ACTA: Appel à mobilisation contre une contrefaçon de démocratie
Négocié depuis plus de deux ans dans la plus totale opacité par 37 Etats dont les Etats-Unis, l’Union Européenne (Commission et Conseil), la Corée du Sud et le Japon, ACTA pourrait, s’il est ratifié dans les prochains mois, avoir une incidence dramatique sur l’accès aux savoirs et aux médicaments génériques, le respect des libertés publiques et numériques, la présomption d’innocence ou encore la brevetabilité du vivant. Autant de sujets discutés en dehors de tout débat public et parlementaire et dont la dernière version, bien qu’officiellement actée à Tokyo, reste à ce jour entre les seules mains des négociateurs.
Pour Sandrine Bélier, eurodéputée Europe Ecologie membre de l’Internet Core Group et de la Commission Affaires constitutionnelles:
«Le mode même de négociation est inacceptable. Il augure d’une nouvelle forme de gouvernance qui fait fi des règles de transparence et d’exercice démocratique imposées par le traité de Lisbonne lui-même. Court-circuiter les élus européens et nationaux revient à donner les pleins pouvoirs législatifs à quelques hauts fonctionnaires et lobbies privés, et leur permettre de se partager le monde en toute impunité, tel un petit Yalta. Dans l’article 6.4 de l’accord de Washington (dernière version disponible à ce jour), l’accord dispose en outre qu’après ratification d’ACTA, tout pays signataire pourra déposer un amendement au traité pour en modifier un passage, court-circuitant ainsi tout processus législatif et démocratique établi. En tant qu’élus européens, garants de l’intérêt public, nous ne pouvons accepter cela! N’en déplaise à la Commission et au Conseil, l’exercice démocratique n’est pas synonyme de petits arrangements entre amis réalisés dans le dos de nos concitoyens et de leurs représentants élus au suffrage universel!».

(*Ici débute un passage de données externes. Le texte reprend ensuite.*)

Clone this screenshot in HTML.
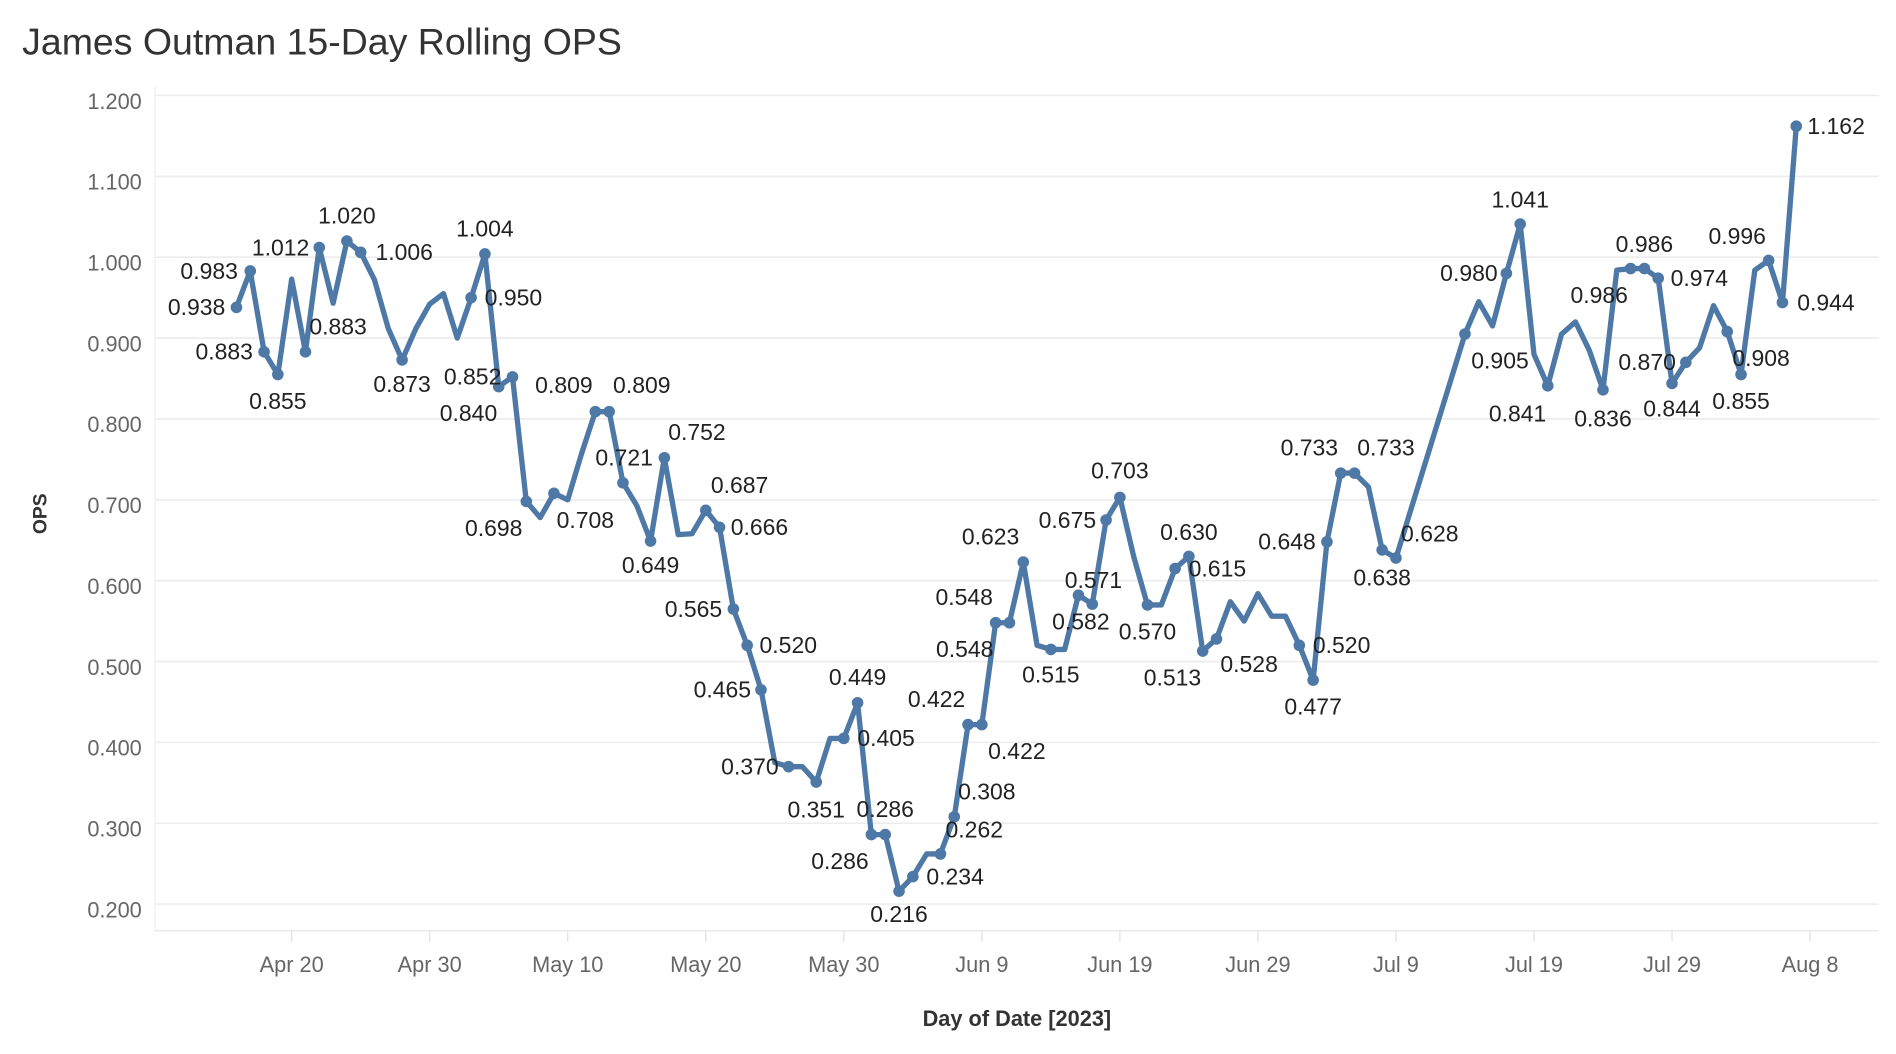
<!DOCTYPE html>
<html><head><meta charset="utf-8"><style>
html,body{margin:0;padding:0;background:#fff;}
svg{display:block;font-family:"Liberation Sans",sans-serif;}
</style></head><body>
<svg id="chart" width="1896" height="1054" viewBox="0 0 1568 872" xmlns="http://www.w3.org/2000/svg">
<text x="18" y="45" font-size="31" fill="#333">James Outman 15-Day Rolling OPS</text>
<g id="grid"></g><g id="axes"></g><g id="series"></g><g id="labels"></g>
<text x="38" y="425" font-size="16" font-weight="bold" fill="#333" text-anchor="middle" transform="rotate(-90 38 425)">OPS</text>
<text x="841" y="849" font-size="18" font-weight="bold" fill="#333" text-anchor="middle">Day of Date [2023]</text>
</svg>
<script>
// day offsets from Apr 20, 2023
const days = [-4,-3,-2,-1,0,1,2,3,4,5,6,7,8,9,10,11,12,13,14,15,16,17,18,19,20,21,22,23,24,25,26,27,28,29,30,31,32,33,34,35,36,37,38,39,40,41,42,43,44,45,46,47,48,49,50,51,52,53,54,55,56,57,58,59,60,61,62,63,64,65,66,67,68,69,70,71,72,73,74,75,76,77,78,79,80,85,86,87,88,89,90,91,92,93,94,95,96,97,98,99,100,101,102,103,104,105,106,107,108,109];
const ops = [0.938,0.983,0.883,0.855,0.973,0.883,1.012,0.943,1.020,1.006,0.972,0.912,0.873,0.912,0.942,0.955,0.900,0.950,1.004,0.840,0.852,0.698,0.678,0.708,0.700,0.757,0.809,0.809,0.721,0.693,0.649,0.752,0.657,0.658,0.687,0.666,0.565,0.520,0.465,0.375,0.370,0.370,0.351,0.405,0.405,0.449,0.286,0.286,0.216,0.234,0.262,0.262,0.308,0.422,0.422,0.548,0.548,0.623,0.520,0.515,0.515,0.582,0.571,0.675,0.703,0.630,0.570,0.570,0.615,0.630,0.513,0.528,0.574,0.550,0.584,0.556,0.556,0.520,0.477,0.648,0.733,0.733,0.716,0.638,0.628,0.905,0.945,0.915,0.980,1.041,0.880,0.841,0.905,0.920,0.885,0.836,0.984,0.986,0.986,0.974,0.844,0.870,0.888,0.940,0.908,0.855,0.984,0.996,0.944,1.162];
const yTicks = [0.2,0.3,0.4,0.5,0.6,0.7,0.8,0.9,1.0,1.1,1.2];
const xTickDays = [0,10,20,30,40,50,60,70,80,90,100,110];
const xTickLabels = ["Apr 20","Apr 30","May 10","May 20","May 30","Jun 9","Jun 19","Jun 29","Jul 9","Jul 19","Jul 29","Aug 8"];
// labelled points: [day, dx, dy] (label placement offsets)
const labelled = [[-4,-33,0],[-3,-34,0],[-2,-33,0],[-1,0,22],[1,27,-21],[2,-32,0],[4,0,-21],[5,36,0],[8,0,20],[13,35,0],[14,0,-21],[15,-25,22],[16,-33,0],[17,-27,22],[19,26,22],[22,-26,-22],[23,27,-22],[24,1,-21],[26,0,20],[27,27,-21],[30,28,-21],[31,33,0],[32,-33,0],[33,34,0],[34,-32,0],[36,-32,0],[38,0,23],[40,35,0],[41,0,-21],[42,-26,22],[43,0,-21],[44,0,19],[45,35,0],[47,28,-20],[48,27,-21],[49,-26,-21],[50,29,22],[51,-26,-21],[52,-37,22],[53,-27,-21],[55,0,21],[57,2,22],[58,1,-20],[59,-32,0],[60,0,-22],[62,0,22],[64,35,0],[65,0,-20],[66,-25,22],[67,27,21],[73,35,0],[74,0,22],[75,-33,0],[76,-26,-21],[77,26,-21],[79,0,23],[80,28,-20],[85,29,22],[88,-31,0],[89,0,-20],[91,-25,23],[95,0,24],[97,-26,22],[98,0,-20],[99,34,0],[100,0,21],[101,-32,0],[104,28,22],[105,0,22],[107,-26,-20],[108,36,0],[109,33,0]];

const NS="http://www.w3.org/2000/svg";
const X0=241, DX=11.42, Y0=79, YS=669;
const xs=d=>X0+d*DX, ys=v=>Y0+(1.2-v)*YS;
function mk(tag,attrs,parent){const e=document.createElementNS(NS,tag);for(const k in attrs)e.setAttribute(k,attrs[k]);parent.appendChild(e);return e;}
const grid=document.getElementById('grid'),axes=document.getElementById('axes'),ser=document.getElementById('series'),lab=document.getElementById('labels');
yTicks.forEach(v=>{
  const l=mk('line',{x1:128,x2:1554,y1:ys(v),y2:ys(v),stroke:'#ececec','stroke-width':1.3},grid);
  
  
  const t=mk('text',{x:117,y:ys(v)+11,'font-size':18,fill:'#666','text-anchor':'end'},axes);
  t.textContent=v.toFixed(3);
  
  
});
const al=mk('line',{x1:128,x2:128,y1:72,y2:770,stroke:'#eee','stroke-width':1},axes);


const bl=mk('line',{x1:128,x2:1554,y1:770,y2:770,stroke:'#e6e6e6','stroke-width':1},axes);


xTickDays.forEach((d,i)=>{
  const tk=mk('line',{x1:xs(d),x2:xs(d),y1:770,y2:779,stroke:'#e0e0e0','stroke-width':1},axes);
  
  
  const t=mk('text',{x:xs(d),y:804,'font-size':18,fill:'#666','text-anchor':'middle'},axes);
  t.textContent=xTickLabels[i];
  
  
});
const pts=days.map((d,i)=>xs(d).toFixed(1)+','+ys(ops[i]).toFixed(1)).join(' ');
const pl=mk('polyline',{points:pts,fill:'none',stroke:'#4e79a7','stroke-width':4.4,'stroke-linejoin':'round','stroke-linecap':'round'},ser);


labelled.forEach(([d,dx,dy])=>{
  const i=days.indexOf(d); if(i<0)return;
  const x=xs(d),y=ys(ops[i]);
  const c=mk('circle',{cx:x,cy:y,r:4.8,fill:'#4e79a7'},ser);
  
  
  const t=mk('text',{x:x+dx,y:y+dy+6.5,'font-size':19,fill:'#222','text-anchor':'middle'},lab);
  t.textContent=ops[i].toFixed(3);
  
  
});
</script>
</body></html>
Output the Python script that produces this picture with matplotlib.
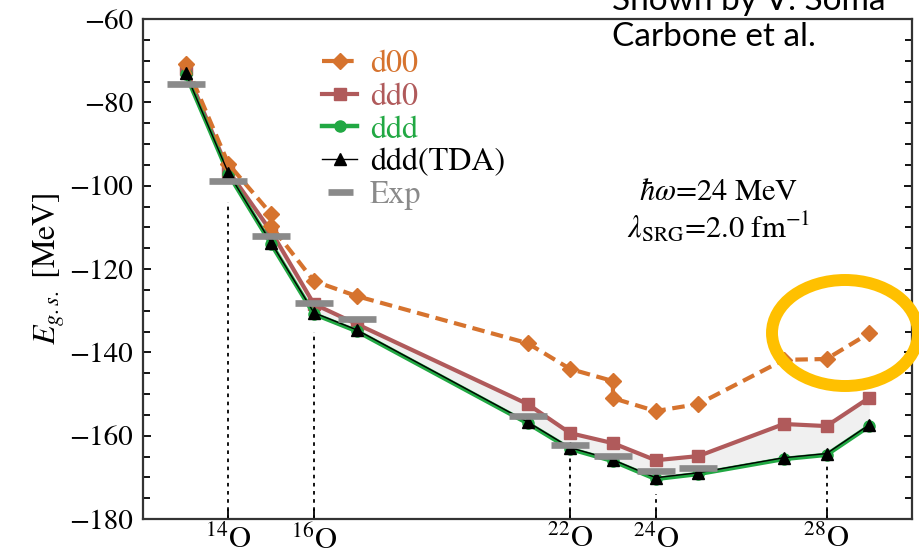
import numpy as np
import matplotlib.pyplot as plt
from matplotlib.patches import Ellipse

plt.rcParams['font.family'] = ['STIXGeneral', 'DejaVu Serif']
plt.rcParams['mathtext.fontset'] = 'stix'

# mass numbers and ground state energies [MeV]
A_d00 = [13, 14, 15, 15, 16, 17, 21, 22, 23, 23, 24, 25, 27, 28, 29]
E_d00 = [-70.8, -94.8, -106.8, -109.7, -122.9, -126.5, -137.8, -144.0,
         -146.9, -151.0, -154.1, -152.4, -141.8, -141.6, -135.4]

A_calc = [13, 14, 15, 16, 17, 21, 22, 23, 24, 25, 27, 28, 29]
E_dd0 = [-72.0, -96.5, -111.0, -128.4, -133.2, -152.4, -159.4, -161.8,
         -165.9, -164.9, -157.2, -157.7, -150.9]
E_ddd = [-73.2, -97.2, -114.0, -130.8, -134.9, -157.0, -163.2, -166.1,
         -170.4, -169.2, -165.6, -164.6, -157.7]
E_tda = [-73.0, -97.0, -113.7, -130.5, -134.6, -156.7, -162.9, -165.8,
         -170.1, -168.9, -165.3, -164.3, -157.4]

A_exp = [13, 14, 15, 16, 17, 21, 22, 23, 24, 25]
E_exp = [-75.6, -98.9, -112.1, -128.2, -132.0, -155.3, -162.2, -164.9,
         -168.5, -167.8]

A_magic = [14, 16, 22, 24, 28]
magic_labels = [r'$^{14}$O', r'$^{16}$O', r'$^{22}$O', r'$^{24}$O', r'$^{28}$O']
guide_top = [-104, -135, -165, -174, -167]

c_d00 = '#d6732e'
c_dd0 = '#b05a5b'
c_ddd = '#21a843'
c_exp = '#8a8a8a'

W, H = 920, 556
fig = plt.figure(figsize=(W / 100, H / 100), dpi=100)
ax = fig.add_axes([143 / W, 1 - 519 / H, (912 - 143) / W, 500 / H])

ax.fill_between(A_calc, E_dd0, E_ddd, color='#f0f0f0', lw=0, zorder=1)
ax.vlines(A_magic, -180, guide_top, colors='black', lw=1.3,
          linestyles=(0, (2, 2.5)), zorder=1.5)

ax.plot(A_d00, E_d00, color=c_d00, lw=3, ls=(0, (3, 1.6)), marker='D',
        ms=8, label='d00', zorder=4)
ax.plot(A_calc, E_dd0, color=c_dd0, lw=3, marker='s', ms=8,
        label='dd0', zorder=3)
ax.plot(A_calc, E_ddd, color=c_ddd, lw=3.2, marker='o', ms=8,
        label='ddd', zorder=3.5)
ax.plot(A_calc, E_tda, color='black', lw=1, marker='^', ms=8,
        label='ddd(TDA)', zorder=4.5)
ax.plot(A_exp, E_exp, ls='none', marker='_', ms=28, mew=4.8, color=c_exp,
        label='Exp', zorder=6)

ax.set_xlim(12, 30)
ax.set_ylim(-180, -60)
ax.set_yticks(np.arange(-180, -59, 20))
ax.set_yticks(np.arange(-180, -59, 5), minor=True)
ax.set_xticks(A_magic)
ax.set_xticklabels(magic_labels)
ax.tick_params(axis='y', which='both', direction='in', right=True,
               labelsize=21, pad=7, width=1.3)
ax.tick_params(axis='y', which='major', length=6)
ax.tick_params(axis='y', which='minor', length=5)
ax.tick_params(axis='x', direction='in', length=7, width=1.3,
               labelsize=22, pad=4)
for s in ax.spines.values():
    s.set_linewidth(1.6)
    s.set_color('#333333')

ax.set_ylabel(r'$E_{g.s.}$ [MeV]', fontsize=23, labelpad=2)

leg = ax.legend(loc='upper left', bbox_to_anchor=(322 / W, 1 - 50 / H),
                bbox_transform=fig.transFigure, frameon=False, fontsize=23,
                numpoints=1, handlelength=1.1, handletextpad=0.4,
                labelspacing=0.1, borderpad=0, borderaxespad=0)
for t, c in zip(leg.get_texts(), [c_d00, c_dd0, c_ddd, 'black', c_exp]):
    t.set_color(c)
leg.legend_handles[4].set_markersize(18)

ax.text(0.748, 0.614, r'$\hbar\omega$=24 MeV' + '\n' +
        r'$\lambda_{\rm SRG}$=2.0 fm$^{-1}$', transform=ax.transAxes,
        ha='center', va='center', fontsize=22, linespacing=1.1)

fig.text(612 / W, 1 - 10 / H, 'Shown by V. Somà', family='Lato',
         fontsize=24, ha='left', va='baseline')
fig.text(612 / W, 1 - 46 / H, 'Carbone et al.', family='Lato',
         fontsize=24, ha='left', va='baseline')

fig.add_artist(Ellipse((845 / W, 1 - 333 / H), 146 / W, 106 / H,
                       transform=fig.transFigure, fill=False,
                       ec='#ffc000', lw=8.6))

fig.savefig('out.png', dpi=100)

Pour Yannick Jadot, eurodéputé Europe Ecologie, et Vice président de la commission Commerce international:
«Jusqu’au bout, les négociateurs auront travaillé sans aucun contrôle démocratique, refusant de publier les textes, (on attend toujours la version finale issue de Tokyo), alimentant les soupçons et les craintes de ce que le texte recélait. Les seuls exemplaires du texte qui circulaient au sein de la commission Commerce international l’étaient sous le sceau du secret et de la haute confidentialité. Pourtant, les eurodéputés ont marqué depuis le début des négociations leur inquiétude face à l’absence de dialogue et de transparence, avec par exemple une déclaration écrite signée par une majorité de députés européens, et une résolution (le 10 mars dernier). Inquiétude qui semble ne pas impacter outre mesure les décisions des négociateurs, puisqu’il est envisagé aujourd’hui d’augmenter le nombre de participants au traité ACTA à la Chine, au reste de l’Asie et au Moyen Orient… sans faire pour autant davantage de promesses sur la transparence ni s’interroger sur les réels impacts de cet accord.»
Et les deux eurodéputés de conclure:
«Comme l’a déjà rappelé le Parlement européen à de multiples reprises, l’heure est grave. Elus, associations, citoyens, médias, démocrates de tous bords doivent se mobiliser au plus vite, au-delà des clivages partisans, pour faire échec à ce contournement de la démocratie et faire pression sur leurs gouvernements et élus pour qu’ils ne ratifient pas ce texte. A défaut, plus qu’un arsenal contre la contrefaçon, c’est bien plus une contrefaçon de démocratie et des heures sombres pour nos concitoyens que nous promet ACTA!».